Fork me on GitHub

Introduction to git: Motivation

Overview

Teaching: 10 min
Exercises: 0 min
Questions
  • Why version control?
  • Why Git?
Objectives
  • Make sure nobody leaves the workshop without starting to use some form of version control.
  • Discuss the reasons why we advocate distributed version control.

The essence of version control

  • System which records snapshots of a project
  • Implements branching:
    • you can work on several feature branches and switch between them
    • different people can work on the same code/project without interfering
    • you can experiment with an idea and discard it if it turns out to be a bad idea
  • Implements merging:
    • tool to merge development branches for you

Without version control - a project can become a disaster:

>ls -l myproject/

myfile1.txt
myfile1_corrected.txt
myfile1.january.v1.txt
myfile1.january.v1.new.txt
myfile1.january.v1.new.corrected.txt
myfile1.january.v2.txt
myfile1.january.v2.save_chapter6.txt
...

Roll-back functionality

  • Mistakes happen - if you do not record snapshots, you cannot easily undo mistakes and go back to a working version.

Branching

  • Often you need to work on several issues in one project - without branching this can be messy and confusing.
  • You can simulate branching by copying the entire directory to multiple places but also this will be messy and confusing.

Collaboration

  • “I will just finish my work and then you can start with your changes.”.
  • “Can you please send me the latest version?”.
  • “Where is the latest version?”.
  • “Which version are you using?”.
  • “Which version have the authors used in the paper I am trying to reproduce?”.

Reproducibility

  • How do you indicate which version of your code you have used in your paper?

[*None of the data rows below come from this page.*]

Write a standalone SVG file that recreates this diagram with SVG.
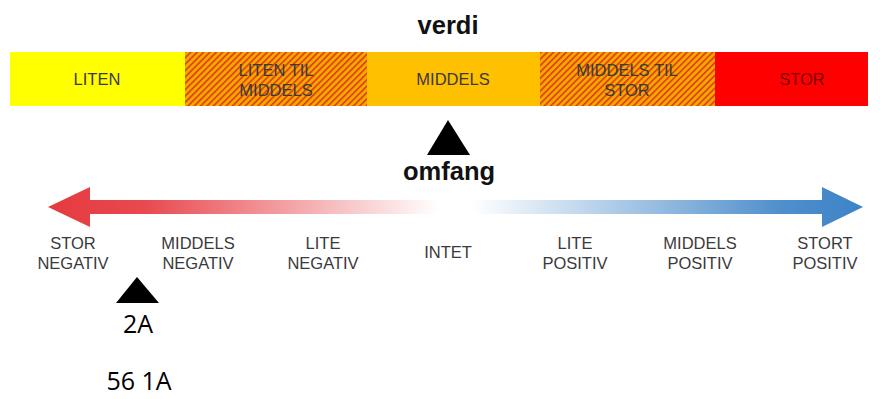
<svg xmlns="http://www.w3.org/2000/svg" width="880" height="399" viewBox="0 0 880 399">
<style>
.t{font-family:"Liberation Sans",Arial,sans-serif;font-size:16.5px;fill:#3a3a3a;text-anchor:middle}
.h{font-family:"Liberation Sans",Arial,sans-serif;font-size:25.5px;font-weight:bold;fill:#111;text-anchor:middle}
.c{font-family:"Open Sans","Liberation Sans",sans-serif;font-size:25px;fill:#000;text-anchor:middle}
</style>
<defs>
<pattern id="hatch" width="4.5" height="4.5" patternUnits="userSpaceOnUse" patternTransform="rotate(-45)">
<rect width="4.5" height="4.5" fill="#f5a800"/>
<rect width="4.5" height="1.6" fill="#e03a10"/>
</pattern>
<linearGradient id="grad" x1="48" y1="0" x2="863" y2="0" gradientUnits="userSpaceOnUse">
<stop offset="0" stop-color="#e53a3f"/>
<stop offset="0.12" stop-color="#e84a50"/>
<stop offset="0.48" stop-color="#ffffff"/>
<stop offset="0.52" stop-color="#ffffff"/>
<stop offset="0.9" stop-color="#4f8fcc"/>
<stop offset="1" stop-color="#3d83c7"/>
</linearGradient>
</defs>
<text class="h" x="448" y="34">verdi</text>
<g id="liten"><rect x="10" y="52" width="175" height="54" fill="#ffff00"/><text class="t" x="97" y="85">LITEN</text></g>
<g id="liten-til-middels"><rect x="185" y="52" width="182" height="54" fill="url(#hatch)"/><text class="t" x="276" y="76">LITEN TIL</text><text class="t" x="276" y="96">MIDDELS</text></g>
<g id="middels"><rect x="367" y="52" width="173" height="54" fill="#ffc000"/><text class="t" x="453" y="85">MIDDELS</text></g>
<g id="middels-til-stor"><rect x="540" y="52" width="175" height="54" fill="url(#hatch)"/><text class="t" x="627" y="76">MIDDELS TIL</text><text class="t" x="627" y="96">STOR</text></g>
<g id="stor"><rect x="715" y="52" width="153" height="54" fill="#ff0000"/><text class="t" x="802" y="85" style="fill:#7a0000">STOR</text></g>
<polygon points="448,120 470,155 427,155" fill="#000"/>
<text class="h" x="449" y="180">omfang</text>
<g id="connectors">
<polygon points="48,207 90,187 90,200 822,200 822,187 863,207 822,227 822,214 90,214 90,227" fill="url(#grad)"/>
</g>
<g id="labels">
<text class="t" x="73" y="249">STOR</text><text class="t" x="73" y="269">NEGATIV</text>
<text class="t" x="198" y="249">MIDDELS</text><text class="t" x="198" y="269">NEGATIV</text>
<text class="t" x="323" y="249">LITE</text><text class="t" x="323" y="269">NEGATIV</text>
<text class="t" x="448" y="258">INTET</text>
<text class="t" x="575" y="249">LITE</text><text class="t" x="575" y="269">POSITIV</text>
<text class="t" x="700" y="249">MIDDELS</text><text class="t" x="700" y="269">POSITIV</text>
<text class="t" x="825" y="249">STORT</text><text class="t" x="825" y="269">POSITIV</text>
</g>
<g id="marker-2a">
<polygon points="137,277 159,303 116,303" fill="#000"/>
<text class="c" x="138" y="333">2A</text>
</g>
<text class="c" x="139" y="390">56 1A</text>
</svg>
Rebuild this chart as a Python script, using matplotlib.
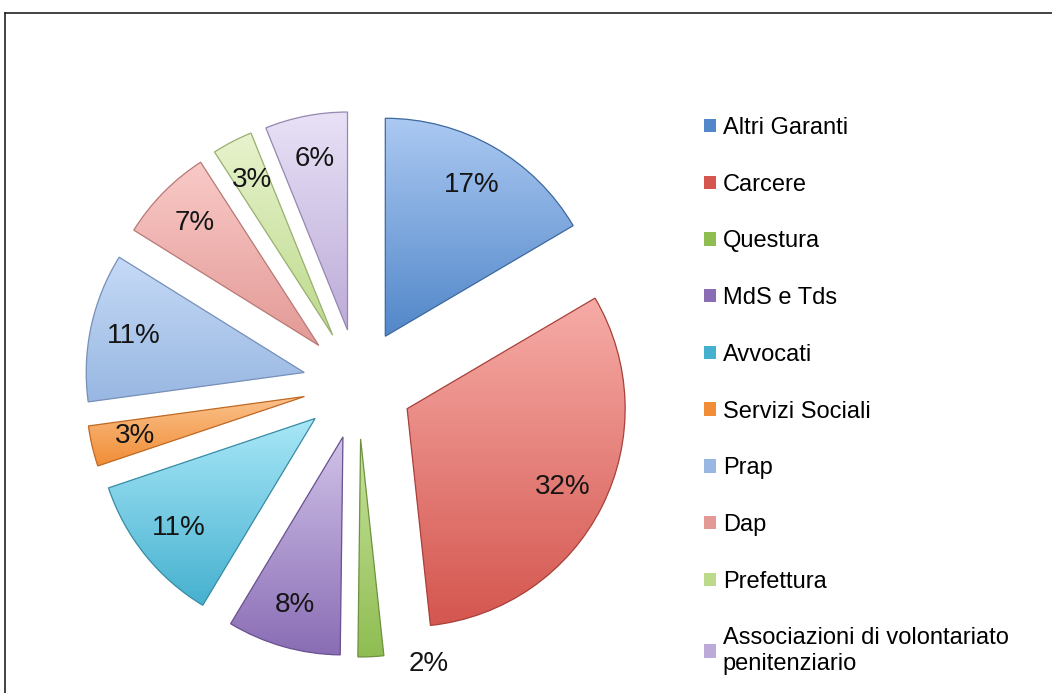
import numpy as np
import matplotlib
matplotlib.use('Agg')
import matplotlib.pyplot as plt
from matplotlib.colors import LinearSegmentedColormap
from matplotlib.patches import PathPatch
from matplotlib.lines import Line2D

plt.rcParams['font.family'] = ['Liberation Sans', 'DejaVu Sans']

labels = ['Altri Garanti', 'Carcere', 'Questura', 'MdS e Tds', 'Avvocati',
          'Servizi Sociali', 'Prap', 'Dap', 'Prefettura',
          'Associazioni di volontariato\npenitenziario']
# shares (%); labels show them rounded
values = [16.5, 31.7, 1.9, 8.4, 11.2, 3.0, 11.0, 7.0, 3.0, 6.1]

# light (top) / dark (bottom) gradient colours per slice
tops = ['#abc9f2', '#f7aca7', '#c8e29c', '#d0c2e8', '#a9e7f8',
        '#fbc28c', '#c5daf6', '#f9cac8', '#e8f3ce', '#e8e1f6']
bottoms = ['#5287c9', '#d4564f', '#8fbd52', '#8a6db5', '#46b1cf',
           '#f08d36', '#98b7e2', '#e39a96', '#bdda8c', '#bcabd8']
edges = ['#3f6aa0', '#a8423c', '#6f9240', '#6a5290', '#3a8ca5',
         '#c06a25', '#7890b8', '#b87a77', '#98b070', '#9788b0']

W, H = 1052, 693
fig = plt.figure(figsize=(W / 100, H / 100), dpi=100)
ax = fig.add_axes([0, 0, 1, 1])
ax.set_xlim(0, W)
ax.set_ylim(0, H)
ax.axis('off')

radius = 218
wedges, texts, autotexts = ax.pie(
    values, explode=[55] * len(values), center=(358, H - 384), radius=radius,
    startangle=90, counterclock=False, colors=bottoms,
    autopct='%1.0f%%', pctdistance=0.8, frame=True,
    textprops=dict(fontsize=20, color='#151515'),
    wedgeprops=dict(linewidth=0, zorder=1))

for w, top, bot, ec in zip(wedges, tops, bottoms, edges):
    bb = w.get_path().get_extents()
    cmap = LinearSegmentedColormap.from_list('g', [bot, top])
    grad = np.linspace(0, 1, 256).reshape(-1, 1)
    ax.imshow(grad, cmap=cmap, extent=(bb.x0, bb.x1, bb.y0, bb.y1),
              origin='lower', aspect='auto', clip_path=w, zorder=2,
              interpolation='bilinear')
    ax.add_patch(PathPatch(w.get_path(), fc='none', ec=ec, lw=0.9, zorder=3))

for t in autotexts:
    t.set_zorder(5)

# small slice label placed outside
wq = wedges[2]
ang = np.deg2rad((wq.theta1 + wq.theta2) / 2 + 14)
autotexts[2].set_position((wq.center[0] + 1.08 * radius * np.cos(ang),
                           wq.center[1] + 1.08 * radius * np.sin(ang)))

ax.set_xlim(0, W)
ax.set_ylim(0, H)

leg = ax.legend(wedges, labels, loc='upper left',
                bbox_to_anchor=(704 / W, 1 - 117 / H),
                bbox_transform=fig.transFigure, frameon=False,
                fontsize=17, handlelength=0.5, handleheight=0.5,
                handletextpad=0.3, labelspacing=1.47, borderpad=0,
                borderaxespad=0)

# outer frame
fig.add_artist(Line2D([5 / W, 1], [1 - 13 / H, 1 - 13 / H],
                      transform=fig.transFigure, color='#222222', lw=1.2))
fig.add_artist(Line2D([5 / W, 5 / W], [1 - 13 / H, 0],
                      transform=fig.transFigure, color='#222222', lw=1.2))

fig.savefig('out.png', dpi=100, facecolor='white')
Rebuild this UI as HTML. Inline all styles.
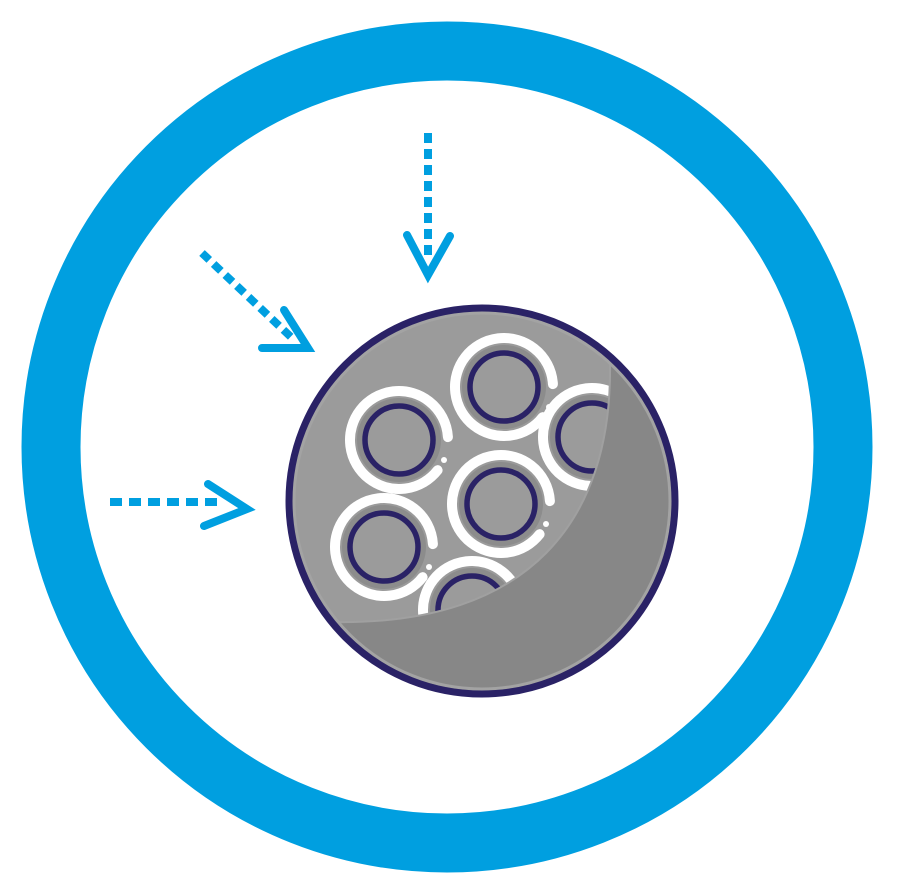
<!DOCTYPE html>
<html><head><style>html,body{margin:0;padding:0;background:#fff;}svg{display:block}</style></head>
<body>
<svg width="904" height="877" viewBox="0 0 904 877" xmlns="http://www.w3.org/2000/svg">
<circle cx="447" cy="447" r="396" fill="none" stroke="#009fe0" stroke-width="59"/>
<defs><clipPath id="ball"><circle cx="482" cy="501" r="190"/></clipPath>
<g id="cell">
<circle r="40" fill="#9b9b9b"/>
<circle r="39" fill="none" stroke="#8c8c8c" stroke-width="6"/>
<circle r="34" fill="none" stroke="#2a2266" stroke-width="5.5"/>
<circle r="49" fill="none" stroke="#fff" stroke-width="10" stroke-linecap="round" stroke-dasharray="272 36" transform="rotate(38)"/>
<circle cx="45" cy="20" r="3" fill="#fff"/>
</g></defs>
<circle cx="482" cy="501" r="193" fill="#9b9b9b"/>
<g clip-path="url(#ball)">
<use href="#cell" x="504" y="387"/>
<use href="#cell" x="399" y="440"/>
<use href="#cell" x="592" y="437"/>
<use href="#cell" x="501" y="504"/>
<use href="#cell" x="384" y="547"/>
<use href="#cell" x="472" y="610"/>
<path d="M610,365 C612,520 530,625 335,622 L300,700 L700,700 L700,360 Z" fill="#878787"/>
<path d="M610,365 C612,520 530,625 335,622 L300,700 L700,700 L700,360 Z" fill="none" stroke="#a0a0a0" stroke-width="2"/>
</g>
<circle cx="482" cy="501" r="188" fill="none" stroke="#a3a3a3" stroke-width="3" clip-path="url(#ball)"/>
<circle cx="482" cy="501" r="193" fill="none" stroke="#2a2266" stroke-width="7"/>
<g stroke="#009fe0" stroke-width="8" fill="none">
<line x1="428" y1="133" x2="428" y2="255" stroke-dasharray="10 6"/>
<polyline points="407,235 428,275 450,236" stroke-linecap="round" stroke-linejoin="miter"/>
<line x1="202" y1="253" x2="292" y2="338" stroke-dasharray="10 6"/>
<polyline points="284,310 308,348 262,348" stroke-linecap="round"/>
<line x1="110" y1="502" x2="218" y2="502" stroke-dasharray="12 7"/>
<polyline points="208,484 247,509 204,526" stroke-linecap="round"/>
</g>
</svg>
</body></html>
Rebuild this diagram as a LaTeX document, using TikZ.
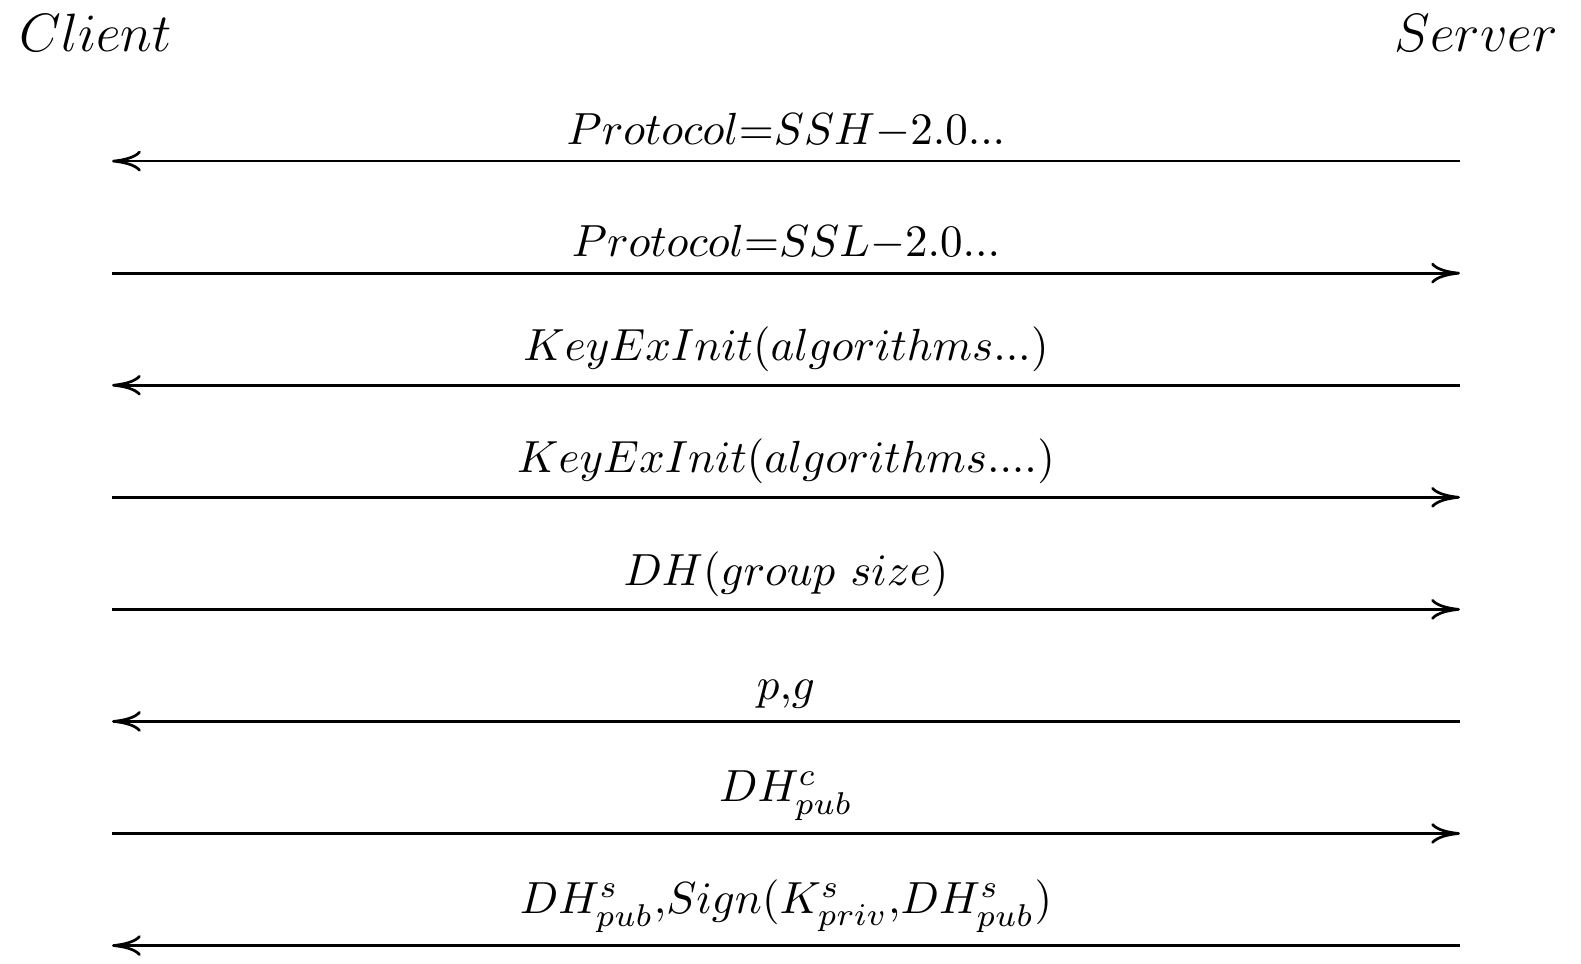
\documentclass[tikz,border=0pt]{standalone}
\usepackage{amsmath}
\usetikzlibrary{positioning, arrows.meta}
\begin{document}
\begin{tikzpicture}[
    x=1pt, y=1pt,
    >={To[length=6.4pt, width=4.6pt]},
    party/.style={font=\large, inner sep=0pt},
    msg/.style={line width=0.6pt},
    lbl/.style={above, inner sep=2.6pt}
]
\useasboundingbox (0,0) rectangle (351.3,-214);

% the two parties
\node[party] (client) at (21.2,-7.3) {$Client$};
\node[party] (server) at (328,-7.3) {$Server$};

% end points of the messages, one row each
\foreach \i in {1,...,8} {
    \coordinate (c\i) at (24.9,{-35.8-24.9*(\i-1)});
    \coordinate (s\i) at (324.4,{-35.8-24.9*(\i-1)});
}

% version exchange
\draw[msg, ->] (s1) -- node[lbl] {$Protocol{=}SSH{-}2.0...$} (c1);
\draw[msg, ->] (c2) -- node[lbl] {$Protocol{=}SSL{-}2.0...$} (s2);

% algorithm negotiation
\draw[msg, ->] (s3) -- node[lbl] {$KeyExInit(algorithms...)$} (c3);
\draw[msg, ->] (c4) -- node[lbl] {$KeyExInit(algorithms....)$} (s4);

% Diffie-Hellman group exchange
\draw[msg, ->] (c5) -- node[lbl] {$DH(group\ size)$} (s5);
\draw[msg, ->] (s6) -- node[lbl] {$p{,}g$} (c6);
\draw[msg, ->] (c7) -- node[lbl] {$DH^c_{pub}$} (s7);
\draw[msg, ->] (s8) -- node[lbl] {$DH^s_{pub}{,}Sign(K^s_{priv}{,}DH^s_{pub})$} (c8);

\end{tikzpicture}
\end{document}
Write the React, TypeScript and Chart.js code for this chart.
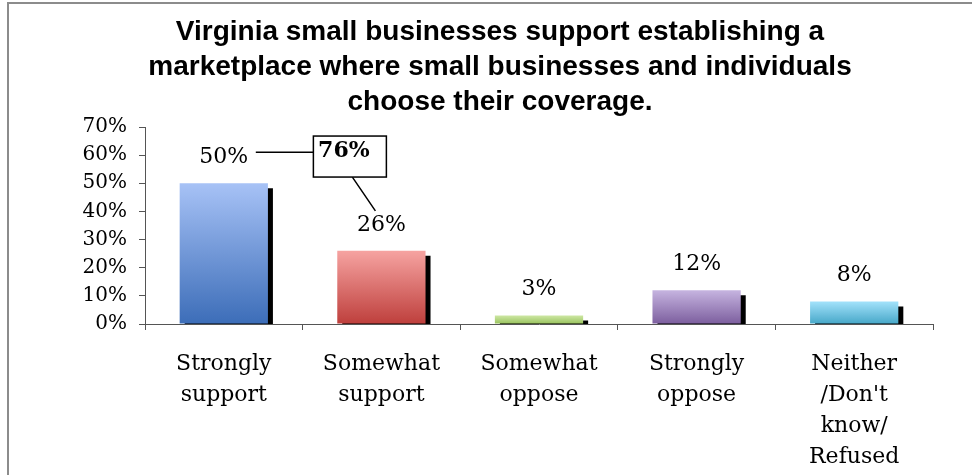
import { useEffect, useRef } from "react";
import { Chart, registerables } from "chart.js";

Chart.register(...registerables);

const TITLE_LINES = [
  "Virginia small businesses support establishing a",
  "marketplace where small businesses and individuals",
  "choose their coverage.",
];
const CATEGORIES = [
  ["Strongly", "support"],
  ["Somewhat", "support"],
  ["Somewhat", "oppose"],
  ["Strongly", "oppose"],
  ["Neither", "/Don't", "know/", "Refused"],
];
const VALUES = [50, 26, 3, 12, 8];
const Y_MAX = 70;
const Y_STEP = 10;
const TOP_COLORS = ["#a7c2f6", "#f6a3a1", "#cde7a3", "#c6b4e0", "#a3e2fb"];
const BOTTOM_COLORS = ["#3c6db8", "#be3f3c", "#98c25c", "#7c5e9e", "#46a7c8"];
const CALLOUT_LABEL = "76%";
const CALLOUT_POS = { index: 0.8, value: 59.5 };

const SERIF = '"DejaVu Serif", serif';
const AXIS_COLOR = "#555555";

const overlayPlugin = {
  id: "overlay",
  beforeDatasetsDraw(chart: any) {
    const ctx = chart.ctx;
    ctx.save();
    ctx.shadowColor = "#000000";
    ctx.shadowOffsetX = 5;
    ctx.shadowOffsetY = 5;
    ctx.shadowBlur = 0;
  },
  afterDatasetsDraw(chart: any) {
    const ctx = chart.ctx;
    ctx.restore();
    const meta = chart.getDatasetMeta(0);
    ctx.save();
    ctx.font = `22px ${SERIF}`;
    ctx.fillStyle = "#000";
    ctx.textAlign = "center";
    ctx.textBaseline = "middle";
    const labelPts: { x: number; y: number }[] = [];
    meta.data.forEach((el: any, i: number) => {
      const y = el.y - 26;
      ctx.fillText(`${VALUES[i]}%`, el.x, y);
      labelPts.push({ x: el.x, y });
    });

    // callout
    const xs = chart.scales.x;
    const ys = chart.scales.y;
    const cx = xs.getPixelForValue(CALLOUT_POS.index);
    const cy = ys.getPixelForValue(CALLOUT_POS.value);
    const bw = 73;
    const bh = 41;
    const left = cx - bw / 2;
    const top = cy - bh / 2;
    ctx.strokeStyle = "#000";
    ctx.lineWidth = 1.5;
    const p0 = labelPts[0];
    const p1 = labelPts[1];
    ctx.beginPath();
    ctx.moveTo(p0.x + 32, p0.y - 5);
    ctx.lineTo(left, p0.y - 5);
    ctx.moveTo(left + 39, top + bh);
    ctx.lineTo(p1.x - 6, p1.y - 14);
    ctx.stroke();
    ctx.fillStyle = "#fff";
    ctx.fillRect(left, top, bw, bh);
    ctx.strokeRect(left, top, bw, bh);
    ctx.fillStyle = "#000";
    ctx.font = `bold 22px ${SERIF}`;
    ctx.fillText(CALLOUT_LABEL, cx - 6, cy - 5);
    ctx.restore();
  },
};

export default function App() {
  const ref = useRef<HTMLCanvasElement | null>(null);
  useEffect(() => {
    if (!ref.current) return;
    const chart = new Chart(ref.current, {
      type: "bar",
      data: {
        labels: CATEGORIES,
        datasets: [
          {
            data: VALUES,
            backgroundColor: (c: any) => {
              const i = c.dataIndex ?? 0;
              const chart = c.chart;
              const area = chart.chartArea;
              if (!area || !chart.scales.y) return TOP_COLORS[i];
              const ys = chart.scales.y;
              const t = ys.getPixelForValue(VALUES[i]);
              const b = ys.getPixelForValue(0);
              if (!isFinite(t) || !isFinite(b) || t === b) return TOP_COLORS[i];
              const g = chart.ctx.createLinearGradient(0, t, 0, b);
              g.addColorStop(0, TOP_COLORS[i]);
              g.addColorStop(1, BOTTOM_COLORS[i]);
              return g;
            },
            borderWidth: 0,
            barPercentage: 0.56,
            categoryPercentage: 1,
          },
        ],
      },
      options: {
        responsive: false,
        animation: false,
        devicePixelRatio: 1,
        layout: { padding: 0 },
        plugins: {
          legend: { display: false },
          tooltip: { enabled: false },
          title: {
            display: true,
            text: TITLE_LINES,
            color: "#000",
            font: {
              family: '"Liberation Sans", Arial, sans-serif',
              size: 28,
              weight: "bold",
              lineHeight: 35 / 28,
            },
            padding: { top: 11, bottom: 7 },
          },
        },
        scales: {
          x: {
            grid: {
              display: true,
              drawOnChartArea: false,
              drawTicks: true,
              tickLength: 6,
              color: AXIS_COLOR,
              offset: true,
            },
            border: { display: true, color: AXIS_COLOR, width: 1 },
            ticks: {
              color: "#000",
              font: { family: SERIF, size: 22, lineHeight: 31 / 22 },
              padding: 19,
              maxRotation: 0,
              autoSkip: false,
            },
            afterFit(s: any) {
              s.height = 160;
              s.paddingLeft = 0;
              s.paddingRight = 0;
            },
          },
          y: {
            min: 0,
            max: Y_MAX,
            ticks: {
              stepSize: Y_STEP,
              callback: (v: any) => `${v}%`,
              color: "#000",
              font: { family: SERIF, size: 20 },
              padding: 12,
            },
            grid: {
              display: true,
              drawOnChartArea: false,
              drawTicks: true,
              tickLength: 6,
              color: AXIS_COLOR,
            },
            border: { display: true, color: AXIS_COLOR, width: 1 },
            afterFit(s: any) {
              s.width = 136;
              s.paddingTop = 0;
              s.paddingBottom = 0;
            },
          },
          yRight: {
            position: "right",
            display: true,
            min: 0,
            max: Y_MAX,
            grid: { display: false },
            border: { display: false },
            ticks: { display: false },
            afterFit(s: any) {
              s.width = 58;
              s.paddingTop = 0;
              s.paddingBottom = 0;
            },
          },
        },
      },
      plugins: [overlayPlugin],
    } as any);
    return () => chart.destroy();
  }, []);

  return (
    <div
      style={{
        position: "fixed",
        left: 7,
        top: 2,
        width: 982,
        height: 480,
        borderLeft: "2px solid #8c8c8c",
        borderTop: "2px solid #8c8c8c",
        background: "#fff",
      }}
    >
      <canvas ref={ref} width={982} height={480} style={{ display: "block" }} />
    </div>
  );
}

How do you keep track of the analysis pipeline used in a project?
  • When you find a bug in your code or a script, how do you know when precisely this bug was introduced? (are published results affected? do you need to inform collaborators or users of your code or others using your analysis tools?).

Why Git?

We will use Git to record snapshots of our work:

  • Easy to set up - use even by yourself with no server needed.
  • Very popular: chances are high you will need to contribute to somebody else’s code which is tracked with Git.
  • Distributed: good backup, no single point of failure, you can track and clean-up changes offline, simplifies collaboration model for open-source projects.
  • Important platforms such as GitHub, GitLab, and Bitbucket build on top of Git.
  • Many platforms build on top of GitHub.
  • Sharing software and data is getting popular and required in research context and GitHub is a popular platform for sharing software.
  • However, “Git is a four-handle, dual boiler espresso machine, not instant coffee.” [citation needed]. Git isn’t the most user friendly and has its design quirks but deep design is great and is definitely the most popular and what you are most likely to need to know.

Git vs Dropbox or Google Drive

  • Document/code is in one place, no need to email snapshots.
  • How can you use an old version? Possible to get old versions but in a much less useful way - snapshots of files, not directories.
  • What if you want to work on multiple versions at the same time? Do you make a copy? How do you merge copies?
  • What if you don’t have internet?